Mas também o texto legal, porque seja qual for o Tribunal de Contas estadual brasileiro seguramente a sua Lei Orgânica repete as regras da Constituição quanto à fiscalizabilidade das fundações. No caso do Estado de São Paulo se trata, como visto ao início, da Lei Complementar estadual n º 709, de 14 de janeiro de 1.993, no art. 2º, inc. III.  Nem poderia ser diferente.

 A rigidez de todos os dispositivos constitucionais e legais transcritos nesta reflexão sobre a incidência da fiscalização tribunalícia sobre fundações públicas não comporta elastérios ou flexibilidades na sua aplicação, que, reitere-se,  só pode ser literal, estrita, apertada, rígida, objetiva e de recorte claríssimo.  Inexistem meandros ou penumbras nestes casos.

Fora de outro modo, e se se pudesse baralhar, estender, sistematizar ou promover analogias em direito semelhante, então não se sabe por que teriam sido escritos os próprios dispositivos.

O direito e a legislação contêm passagens genéricas e matérias elásticas,  mas ao lado destas a lei também prescreve comandos  rígidos e duros, que nenhuma acomodação, maleabilidade ou complacência oferecem ao aplicador.  Como neste caso.

 

IX – Por fim, também não é o circunstancial fato de que a fundação  celebre ocasionais e esporádicos convênios de cooperação com entes públicos que terá o condão de a transformar em entidade fiscalizável por qualquer Tribunal de Contas.  E por mais vultosos e prolongados que sejam aqueles convênios – isso não altera em nada a regra.

Se o poder público  repassou dinheiro a particular, então apenas esse mesmo órgão do poder público   merece a respectiva fiscalização  pelo TC sobre se exigiu a correta prestação de contas pelo particular beneficiário – e ninguém além daquele ente público repassador será fiscalizado.

O ente público que num convênio transfere  dinheiro a particular é que tem a obrigação de fiscalizar a sua correta aplicação pelo particular.

Mas jamais esse trespasse de dinheiro público poderá ter o condão de transformar a fábrica de bicicletas, que o recebeu, num ente a ser fiscalizado pelo Tribunal de Contas.   Isso é de meridiana clareza jurídica e atende a mais primitiva lógica.

Nenhum particular que recebe dinheiro publico num convênio passa a ser público, ou semipúblico, ou institucionalmente vinculado ao ente convenente, de  maneira que passe a merecer fiscalização pelo Tribunal de Contas.     Simplesmente nada parecido com isso  existe em nosso direito, nem poderia existir porque não faz nenhum sentido.

A única vinculação existente em caso assim é a de  o ente recebedor precisar aplicar a verba no programa para a qual foi concedida, segundo um predeterminado plano de aplicação com o qual anuiu o ente recebedor, e nada além disso.

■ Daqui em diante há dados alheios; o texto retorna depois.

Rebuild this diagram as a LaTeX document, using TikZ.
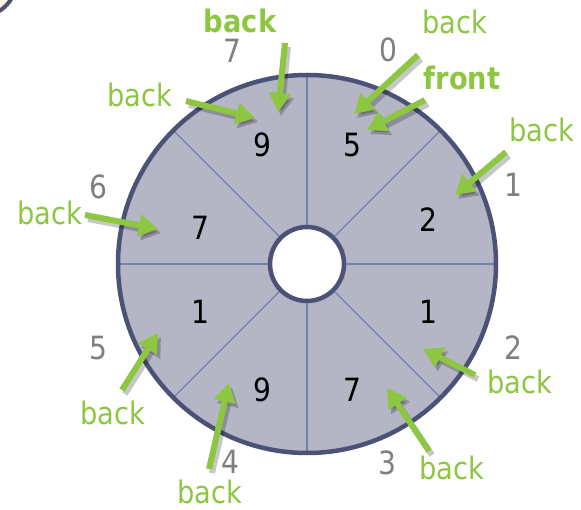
\documentclass[tikz,border=0pt]{standalone}
\usepackage{fontspec}
\setmainfont{DejaVu Sans}[FakeStretch=0.88]
\usetikzlibrary{arrows.meta}
\definecolor{ringfill}{HTML}{B4B5C5}
\definecolor{ringedge}{HTML}{4B5275}
\definecolor{spokeblue}{HTML}{7282B0}
\definecolor{idxgray}{HTML}{7F7F7F}
\definecolor{ptrgreen}{HTML}{8DC641}
\definecolor{cream}{HTML}{FFF6DC}
\tikzset{
  slotval/.style={inner sep=0pt, font=\fontsize{32}{34}\selectfont},
  slotidx/.style={inner sep=0pt, text=idxgray, font=\fontsize{32}{34}\selectfont},
  ptrlabel/.style={inner sep=0pt, text=ptrgreen, font=\fontsize{31}{32}\selectfont},
  ptrbold/.style={ptrlabel, font=\fontsize{31}{32}\selectfont\bfseries},
  ptrarrow/.style={ptrgreen, line width=6pt, -{Triangle[length=19pt,width=21pt]}},
  ptrshadow/.style={black, opacity=0.22, line width=6pt, -{Triangle[length=19pt,width=21pt]},
    transform canvas={shift={(3pt,-4pt)}}},
  spoke/.style={spokeblue, line width=1.3pt}
}
\begin{document}
\begin{tikzpicture}[x=1pt, y=1pt]
    \useasboundingbox (0,0) rectangle (581,-510);
    \clip (0,0) rectangle (581,-510);
    % corner of the neighbouring shape
    \filldraw[fill=cream, draw=ringedge, line width=4pt] (-20,20) circle[radius=36.5pt];
    % ring
    \coordinate (c) at (307,-264);
    \fill[ringfill] (c) circle[radius=189pt];
    \begin{scope}[shift={(307,-264)}]
        \foreach \a in {0,45,...,315}
            \draw[spoke] (\a:38pt) -- (\a:189pt);
    \end{scope}
    \draw[ringedge, line width=4.5pt] (c) circle[radius=189pt];
    \filldraw[fill=white, draw=ringedge, line width=4.5pt] (c) circle[radius=37pt];
    % slot values
    \foreach \n/\x/\y/\v in {0/352/-145/5, 1/428/-220/2, 2/428/-312/1, 3/352/-390/7,
                             4/262/-390/9, 5/200/-312/1, 6/200/-228/7, 7/262/-145/9}
        \node[slotval] (v\n) at (\x,\y) {\v};
    % slot indices
    \foreach \n/\x/\y in {0/388/-50, 1/513/-185, 2/513/-348, 3/387/-463,
                          4/230/-462, 5/98/-348, 6/98/-187, 7/232/-51}
        \node[slotidx] (i\n) at (\x,\y) {\n};
    % pointer labels
    \node[ptrbold] (back7) at (240,-21) {back};
    \node[ptrlabel] (back7b) at (140,-95) {back};
    \node[ptrlabel] (back0) at (455,-22) {back};
    \node[ptrbold] (front0) at (462,-78) {front};
    \node[ptrlabel] (back1) at (542,-130) {back};
    \node[ptrlabel] (back6) at (50,-213) {back};
    \node[ptrlabel] (back5) at (113,-413) {back};
    \node[ptrlabel] (back4) at (210,-492) {back};
    \node[ptrlabel] (back2) at (520,-382) {back};
    \node[ptrlabel] (back3) at (452,-468) {back};
    % pointer arrows
    \foreach \n/\tx/\ty/\hx/\hy in {a/285/-43/278/-112, b/186/-101/255/-118,
            c/418/-55/354/-114, d/425/-100/367/-130, e/506/-152/455/-195,
            f/85/-215/158/-229, g/122/-390/158/-333, h/209/-469/229/-383,
            i/475/-375/423/-349, j/429/-451/387/-388} {
        \coordinate (tail\n) at (\tx,\ty);
        \coordinate (tip\n) at (\hx,\hy);
        \draw[ptrshadow] (tail\n) -- (tip\n);
        \draw[ptrarrow] (tail\n) -- (tip\n);
    }
\end{tikzpicture}
\end{document}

Se não anuir, aliás, não verá a cor de um vintém.

Mas não é a celebração de convênios – por mais onerosos, dilatados no tempo ou freqüentes, reitere-se - que irá alterar a natureza jurídica de uma fundação particular, respeitosamente nem aqui nem na República Popular da China.

Ninguém passa a ser público apenas pelo ato de um dia receber dinheiro público para restrita aplicação em determinado objeto.